Writer-in-residence, Kembali: Dia Hakim Khaeri

Engagement date: 25 August 2022

 

When I enter the room today, the makciks had already gathered. They are gossiping about a certain Ustaz's physical appearance, which is not unusual. Whenever there is a male presence in the room, something consistently shifts. They’ll not pass the moment to point out the inherent male-ness of a person, digging into a stranger’s masculinity.


Hasyimah briefing makciks on rehearsal agenda.

Today is photo day. Haizad makes it clear that the session will be focused on the choreography, largely for photo purposes. The team is at full capacity today. There are the faces I remember, and some that I don’t. The cacophony of voices and bodies in space is a little overwhelming, especially packed in a limited, mosque space that isn’t usually housed for large rehearsals.

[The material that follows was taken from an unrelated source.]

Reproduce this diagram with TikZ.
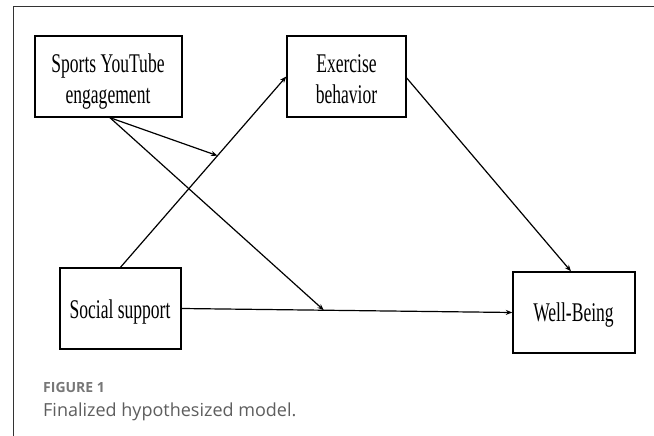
\documentclass[tikz,border=0pt]{standalone}
\usepackage{fontspec}
\setmainfont{Liberation Serif}
\newfontfamily\boxfont[FakeStretch=0.65]{Liberation Serif}
\newfontfamily\capfont{Open Sans}
\usetikzlibrary{arrows.meta,calc}
\definecolor{framegray}{HTML}{333333}
\definecolor{capgray}{HTML}{777777}
\definecolor{captext}{HTML}{5E5E5E}
\tikzset{
  box/.style={draw=black, line width=1.4pt, minimum width=#1, minimum height=81pt, inner sep=0pt},
  lbl/.style={font=\boxfont\fontsize{27}{31}\selectfont, inner sep=0pt, anchor=base},
  conn/.style={draw=black, line width=1.2pt, -{Stealth[length=6.5pt,width=5pt]}},
  capnum/.style={font=\capfont\bfseries\fontsize{14}{16}\selectfont, text=capgray, anchor=base west, inner sep=0pt},
  captxt/.style={font=\capfont\fontsize{18}{22}\selectfont, text=captext, anchor=base west, inner sep=0pt},
  frameline/.style={draw=framegray, line width=1.2pt}
}
\begin{document}
\begin{tikzpicture}[x=1pt,y=-1pt]
\useasboundingbox (0,0) rectangle (654,436);
\fill[white] (0,0) rectangle (654,436);
\draw[frameline] (13.5,437) -- (13.5,6.7) -- (655,6.7);

% boxes
\node[box=147pt] (sy) at (108.5,76.5) {};
\node[box=119pt] (ex) at (346.5,76.5) {};
\node[box=121pt] (ss) at (120.5,308.5) {};
\node[box=122pt] (wb) at (574,312.5) {};

% labels
\node[lbl] (sy1) at (108,72.5) {Sports YouTube};
\node[lbl] (sy2) at (108,103.5) {engagement};
\node[lbl] (ex1) at (346.5,72.5) {Exercise};
\node[lbl] (ex2) at (346.5,103.5) {behavior};
\node[lbl] (ss1) at (120,318.5) {Social support};
\node[lbl] (wb1) at (573.5,321.5) {Well-Being};

% interaction points
\coordinate (m1) at ($(ss.north)!0.585!(ex.west)$);
\coordinate (m2) at ($(ss.east)!0.43!(wb.west)$);

% connectors
\draw[conn] (ss.north) -- (ex.west);
\draw[conn] ([xshift=1.5pt]sy.south) -- (m1);
\draw[conn] ([xshift=1.5pt]sy.south) -- (m2);
\draw[conn] ([yshift=-1.5pt]ex.east) -- ([xshift=-3pt]wb.north);
\draw[conn] (ss.east) -- (wb.west);

% caption
\node[capnum] (fig) at (43,392) {FIGURE 1};
\node[captxt] (cap) at (43,416) {Finalized hypothesized model.};
\end{tikzpicture}
\end{document}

There is something about the awareness of the photographers, and the addition to the team, Lenny. New stimuli is being introduced into the space today, and it’s the point of the rehearsal where even as a bystander, things start to feel a little more real. The safety net of closed rehearsals has worn slightly, and the participants are feeling it just a little bit today.


However, none of that deters the spirit the makciks always have.


Haizad leads them into a more technical rehearsal today. There will always be murmurs emanating from the room when they are in the performance space. The uncertainty of a routine you’ve already grown comfortable with, a feeling I’m too acquainted with in my own practice.


Kembali’s practice space always feels very judgement free. They embrace the fact that there will always be mistakes that happen. Even with the fuss of photos, new props, phone calls in the middle of rehearsal, they seem to be one step ahead of everyone. They sense the misstep before me, and catch each other with a warm smile.


There is an absolute certainty to me, that they’re perfectly capable of executing the work.


Hasyimah and the makciks in the middle of a start-stop run. The photographer gets her close up for publicity photos.

By the end of the first run, they already lapse back into their normal selves. There is something extremely charming about that. I feel a little envious of that feeling. To be able to be yourself throughout a performance is a skill. Even when you are playing someone else. For these makciks, they don’t see a pressing need to act, or put up a front so jarring no one can recognise them anymore.


I always appreciate that making art that is community based always means that the experts are the ones who have to accommodate the community. Even when everyone gets equal privilege of a professional production. Particularly today, when everyone in the room is granted headshots, the realisation of an audience and a budget.


Even as an artist, I always manage to rediscover my own art form in a new way. The transformative experience of simply being involved allows one to relook at their passions, at the form itself. What they’re capable of doing, and what they want to do.